__Task brief__: Leave out the pictures and transcribe everything else exactly.

__Data segment__:
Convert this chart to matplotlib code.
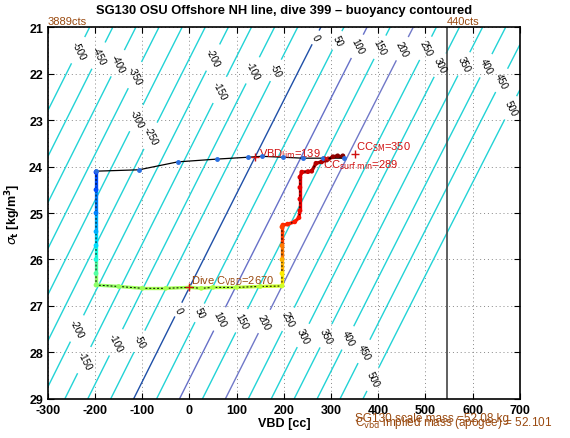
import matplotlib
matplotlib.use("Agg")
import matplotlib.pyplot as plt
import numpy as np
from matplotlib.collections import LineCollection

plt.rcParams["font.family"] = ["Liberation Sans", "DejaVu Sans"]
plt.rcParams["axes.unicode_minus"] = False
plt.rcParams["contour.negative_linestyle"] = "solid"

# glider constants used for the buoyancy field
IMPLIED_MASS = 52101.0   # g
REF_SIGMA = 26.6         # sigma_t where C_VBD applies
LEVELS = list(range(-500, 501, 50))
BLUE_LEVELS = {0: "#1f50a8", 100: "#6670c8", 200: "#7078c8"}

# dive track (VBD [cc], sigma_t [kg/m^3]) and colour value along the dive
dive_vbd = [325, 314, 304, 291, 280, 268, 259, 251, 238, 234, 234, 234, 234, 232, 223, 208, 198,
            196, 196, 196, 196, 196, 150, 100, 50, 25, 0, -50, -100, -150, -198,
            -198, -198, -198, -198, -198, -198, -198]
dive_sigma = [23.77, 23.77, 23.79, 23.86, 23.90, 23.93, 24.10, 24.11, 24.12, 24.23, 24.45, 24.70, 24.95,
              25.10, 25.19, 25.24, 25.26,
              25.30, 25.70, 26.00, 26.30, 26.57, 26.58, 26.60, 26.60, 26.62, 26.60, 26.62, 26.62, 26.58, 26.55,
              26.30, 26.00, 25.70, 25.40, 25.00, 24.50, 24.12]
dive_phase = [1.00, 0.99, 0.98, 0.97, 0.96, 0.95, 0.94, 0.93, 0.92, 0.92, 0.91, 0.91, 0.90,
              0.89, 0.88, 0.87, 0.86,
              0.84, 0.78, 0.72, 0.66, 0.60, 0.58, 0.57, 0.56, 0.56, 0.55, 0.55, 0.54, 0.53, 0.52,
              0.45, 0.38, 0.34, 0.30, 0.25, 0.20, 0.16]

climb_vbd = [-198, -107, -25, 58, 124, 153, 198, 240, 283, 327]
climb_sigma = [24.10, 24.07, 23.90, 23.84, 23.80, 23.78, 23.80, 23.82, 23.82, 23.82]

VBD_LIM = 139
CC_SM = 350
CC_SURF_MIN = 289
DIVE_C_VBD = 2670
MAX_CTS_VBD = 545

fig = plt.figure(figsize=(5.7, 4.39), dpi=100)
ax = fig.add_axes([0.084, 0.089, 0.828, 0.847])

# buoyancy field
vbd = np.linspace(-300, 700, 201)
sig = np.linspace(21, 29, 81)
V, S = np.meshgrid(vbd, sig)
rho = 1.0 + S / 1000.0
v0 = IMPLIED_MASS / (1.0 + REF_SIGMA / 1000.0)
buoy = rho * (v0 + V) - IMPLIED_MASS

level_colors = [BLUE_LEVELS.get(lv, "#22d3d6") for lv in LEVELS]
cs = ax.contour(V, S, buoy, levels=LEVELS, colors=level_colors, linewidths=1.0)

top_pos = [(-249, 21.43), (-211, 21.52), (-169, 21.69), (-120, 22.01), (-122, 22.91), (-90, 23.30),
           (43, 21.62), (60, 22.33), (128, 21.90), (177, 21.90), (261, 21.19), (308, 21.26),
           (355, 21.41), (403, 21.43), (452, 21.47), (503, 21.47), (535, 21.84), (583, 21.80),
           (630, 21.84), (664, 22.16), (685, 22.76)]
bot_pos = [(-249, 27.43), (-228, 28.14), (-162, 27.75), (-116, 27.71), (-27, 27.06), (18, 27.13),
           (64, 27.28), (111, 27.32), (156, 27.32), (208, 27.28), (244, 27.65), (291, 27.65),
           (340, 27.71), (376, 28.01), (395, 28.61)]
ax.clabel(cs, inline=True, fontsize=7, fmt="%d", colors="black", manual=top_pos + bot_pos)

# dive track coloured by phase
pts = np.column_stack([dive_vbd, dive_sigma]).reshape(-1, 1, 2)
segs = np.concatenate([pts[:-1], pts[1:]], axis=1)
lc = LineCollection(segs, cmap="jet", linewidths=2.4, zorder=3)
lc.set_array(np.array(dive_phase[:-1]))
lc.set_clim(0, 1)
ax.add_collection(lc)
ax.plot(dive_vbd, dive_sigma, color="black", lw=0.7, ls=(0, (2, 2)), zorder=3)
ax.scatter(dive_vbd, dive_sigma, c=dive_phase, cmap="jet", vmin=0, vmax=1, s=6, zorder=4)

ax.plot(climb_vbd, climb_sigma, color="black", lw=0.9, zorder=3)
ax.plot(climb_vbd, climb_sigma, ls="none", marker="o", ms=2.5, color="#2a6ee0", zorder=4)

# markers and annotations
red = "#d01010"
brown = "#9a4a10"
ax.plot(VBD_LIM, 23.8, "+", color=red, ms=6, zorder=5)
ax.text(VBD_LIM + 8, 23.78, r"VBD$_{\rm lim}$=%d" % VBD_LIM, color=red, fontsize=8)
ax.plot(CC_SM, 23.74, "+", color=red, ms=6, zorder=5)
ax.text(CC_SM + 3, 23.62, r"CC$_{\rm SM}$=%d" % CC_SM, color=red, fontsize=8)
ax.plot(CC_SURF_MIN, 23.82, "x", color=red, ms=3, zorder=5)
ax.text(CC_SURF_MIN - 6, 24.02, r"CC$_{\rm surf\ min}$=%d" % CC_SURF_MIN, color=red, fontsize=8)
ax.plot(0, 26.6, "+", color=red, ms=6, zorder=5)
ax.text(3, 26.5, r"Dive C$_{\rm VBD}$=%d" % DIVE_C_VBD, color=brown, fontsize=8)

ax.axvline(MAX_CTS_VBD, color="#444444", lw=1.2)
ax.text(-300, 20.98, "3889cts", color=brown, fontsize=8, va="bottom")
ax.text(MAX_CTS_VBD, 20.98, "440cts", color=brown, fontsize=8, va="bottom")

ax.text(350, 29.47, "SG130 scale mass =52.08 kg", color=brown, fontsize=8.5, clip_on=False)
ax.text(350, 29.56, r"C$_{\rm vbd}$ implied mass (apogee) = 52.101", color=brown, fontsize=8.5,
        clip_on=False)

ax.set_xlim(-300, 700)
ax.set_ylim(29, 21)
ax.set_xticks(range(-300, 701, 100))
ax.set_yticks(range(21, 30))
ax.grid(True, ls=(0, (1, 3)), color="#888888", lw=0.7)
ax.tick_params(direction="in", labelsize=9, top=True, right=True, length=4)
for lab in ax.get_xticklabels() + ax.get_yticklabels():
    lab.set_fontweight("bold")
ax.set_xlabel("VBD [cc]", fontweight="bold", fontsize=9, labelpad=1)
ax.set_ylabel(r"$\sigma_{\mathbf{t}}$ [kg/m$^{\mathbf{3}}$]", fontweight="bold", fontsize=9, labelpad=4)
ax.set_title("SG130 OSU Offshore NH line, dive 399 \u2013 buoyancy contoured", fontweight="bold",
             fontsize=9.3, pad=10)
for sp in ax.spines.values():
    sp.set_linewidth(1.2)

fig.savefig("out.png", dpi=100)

__Finished exercise__:
Convert this chart to matplotlib code.
import matplotlib
matplotlib.use("Agg")
import matplotlib.pyplot as plt
import numpy as np
from matplotlib.collections import LineCollection

plt.rcParams["font.family"] = ["Liberation Sans", "DejaVu Sans"]
plt.rcParams["axes.unicode_minus"] = False
plt.rcParams["contour.negative_linestyle"] = "solid"

# glider constants used for the buoyancy field
IMPLIED_MASS = 52101.0   # g
REF_SIGMA = 26.6         # sigma_t where C_VBD applies
LEVELS = list(range(-500, 501, 50))
BLUE_LEVELS = {0: "#1f50a8", 100: "#6670c8", 200: "#7078c8"}

# dive track (VBD [cc], sigma_t [kg/m^3]) and colour value along the dive
dive_vbd = [325, 314, 304, 291, 280, 268, 259, 251, 238, 234, 234, 234, 234, 232, 223, 208, 198,
            196, 196, 196, 196, 196, 150, 100, 50, 25, 0, -50, -100, -150, -198,
            -198, -198, -198, -198, -198, -198, -198]
dive_sigma = [23.77, 23.77, 23.79, 23.86, 23.90, 23.93, 24.10, 24.11, 24.12, 24.23, 24.45, 24.70, 24.95,
              25.10, 25.19, 25.24, 25.26,
              25.30, 25.70, 26.00, 26.30, 26.57, 26.58, 26.60, 26.60, 26.62, 26.60, 26.62, 26.62, 26.58, 26.55,
              26.30, 26.00, 25.70, 25.40, 25.00, 24.50, 24.12]
dive_phase = [1.00, 0.99, 0.98, 0.97, 0.96, 0.95, 0.94, 0.93, 0.92, 0.92, 0.91, 0.91, 0.90,
              0.89, 0.88, 0.87, 0.86,
              0.84, 0.78, 0.72, 0.66, 0.60, 0.58, 0.57, 0.56, 0.56, 0.55, 0.55, 0.54, 0.53, 0.52,
              0.45, 0.38, 0.34, 0.30, 0.25, 0.20, 0.16]

climb_vbd = [-198, -107, -25, 58, 124, 153, 198, 240, 283, 327]
climb_sigma = [24.10, 24.07, 23.90, 23.84, 23.80, 23.78, 23.80, 23.82, 23.82, 23.82]

VBD_LIM = 139
CC_SM = 350
CC_SURF_MIN = 289
DIVE_C_VBD = 2670
MAX_CTS_VBD = 545

fig = plt.figure(figsize=(5.7, 4.39), dpi=100)
ax = fig.add_axes([0.084, 0.089, 0.828, 0.847])

# buoyancy field
vbd = np.linspace(-300, 700, 201)
sig = np.linspace(21, 29, 81)
V, S = np.meshgrid(vbd, sig)
rho = 1.0 + S / 1000.0
v0 = IMPLIED_MASS / (1.0 + REF_SIGMA / 1000.0)
buoy = rho * (v0 + V) - IMPLIED_MASS

level_colors = [BLUE_LEVELS.get(lv, "#22d3d6") for lv in LEVELS]
cs = ax.contour(V, S, buoy, levels=LEVELS, colors=level_colors, linewidths=1.0)

top_pos = [(-249, 21.43), (-211, 21.52), (-169, 21.69), (-120, 22.01), (-122, 22.91), (-90, 23.30),
           (43, 21.62), (60, 22.33), (128, 21.90), (177, 21.90), (261, 21.19), (308, 21.26),
           (355, 21.41), (403, 21.43), (452, 21.47), (503, 21.47), (535, 21.84), (583, 21.80),
           (630, 21.84), (664, 22.16), (685, 22.76)]
bot_pos = [(-249, 27.43), (-228, 28.14), (-162, 27.75), (-116, 27.71), (-27, 27.06), (18, 27.13),
           (64, 27.28), (111, 27.32), (156, 27.32), (208, 27.28), (244, 27.65), (291, 27.65),
           (340, 27.71), (376, 28.01), (395, 28.61)]
ax.clabel(cs, inline=True, fontsize=7, fmt="%d", colors="black", manual=top_pos + bot_pos)

# dive track coloured by phase
pts = np.column_stack([dive_vbd, dive_sigma]).reshape(-1, 1, 2)
segs = np.concatenate([pts[:-1], pts[1:]], axis=1)
lc = LineCollection(segs, cmap="jet", linewidths=2.4, zorder=3)
lc.set_array(np.array(dive_phase[:-1]))
lc.set_clim(0, 1)
ax.add_collection(lc)
ax.plot(dive_vbd, dive_sigma, color="black", lw=0.7, ls=(0, (2, 2)), zorder=3)
ax.scatter(dive_vbd, dive_sigma, c=dive_phase, cmap="jet", vmin=0, vmax=1, s=6, zorder=4)

ax.plot(climb_vbd, climb_sigma, color="black", lw=0.9, zorder=3)
ax.plot(climb_vbd, climb_sigma, ls="none", marker="o", ms=2.5, color="#2a6ee0", zorder=4)

# markers and annotations
red = "#d01010"
brown = "#9a4a10"
ax.plot(VBD_LIM, 23.8, "+", color=red, ms=6, zorder=5)
ax.text(VBD_LIM + 8, 23.78, r"VBD$_{\rm lim}$=%d" % VBD_LIM, color=red, fontsize=8)
ax.plot(CC_SM, 23.74, "+", color=red, ms=6, zorder=5)
ax.text(CC_SM + 3, 23.62, r"CC$_{\rm SM}$=%d" % CC_SM, color=red, fontsize=8)
ax.plot(CC_SURF_MIN, 23.82, "x", color=red, ms=3, zorder=5)
ax.text(CC_SURF_MIN - 6, 24.02, r"CC$_{\rm surf\ min}$=%d" % CC_SURF_MIN, color=red, fontsize=8)
ax.plot(0, 26.6, "+", color=red, ms=6, zorder=5)
ax.text(3, 26.5, r"Dive C$_{\rm VBD}$=%d" % DIVE_C_VBD, color=brown, fontsize=8)

ax.axvline(MAX_CTS_VBD, color="#444444", lw=1.2)
ax.text(-300, 20.98, "3889cts", color=brown, fontsize=8, va="bottom")
ax.text(MAX_CTS_VBD, 20.98, "440cts", color=brown, fontsize=8, va="bottom")

ax.text(350, 29.47, "SG130 scale mass =52.08 kg", color=brown, fontsize=8.5, clip_on=False)
ax.text(350, 29.56, r"C$_{\rm vbd}$ implied mass (apogee) = 52.101", color=brown, fontsize=8.5,
        clip_on=False)

ax.set_xlim(-300, 700)
ax.set_ylim(29, 21)
ax.set_xticks(range(-300, 701, 100))
ax.set_yticks(range(21, 30))
ax.grid(True, ls=(0, (1, 3)), color="#888888", lw=0.7)
ax.tick_params(direction="in", labelsize=9, top=True, right=True, length=4)
for lab in ax.get_xticklabels() + ax.get_yticklabels():
    lab.set_fontweight("bold")
ax.set_xlabel("VBD [cc]", fontweight="bold", fontsize=9, labelpad=1)
ax.set_ylabel(r"$\sigma_{\mathbf{t}}$ [kg/m$^{\mathbf{3}}$]", fontweight="bold", fontsize=9, labelpad=4)
ax.set_title("SG130 OSU Offshore NH line, dive 399 \u2013 buoyancy contoured", fontweight="bold",
             fontsize=9.3, pad=10)
for sp in ax.spines.values():
    sp.set_linewidth(1.2)

fig.savefig("out.png", dpi=100)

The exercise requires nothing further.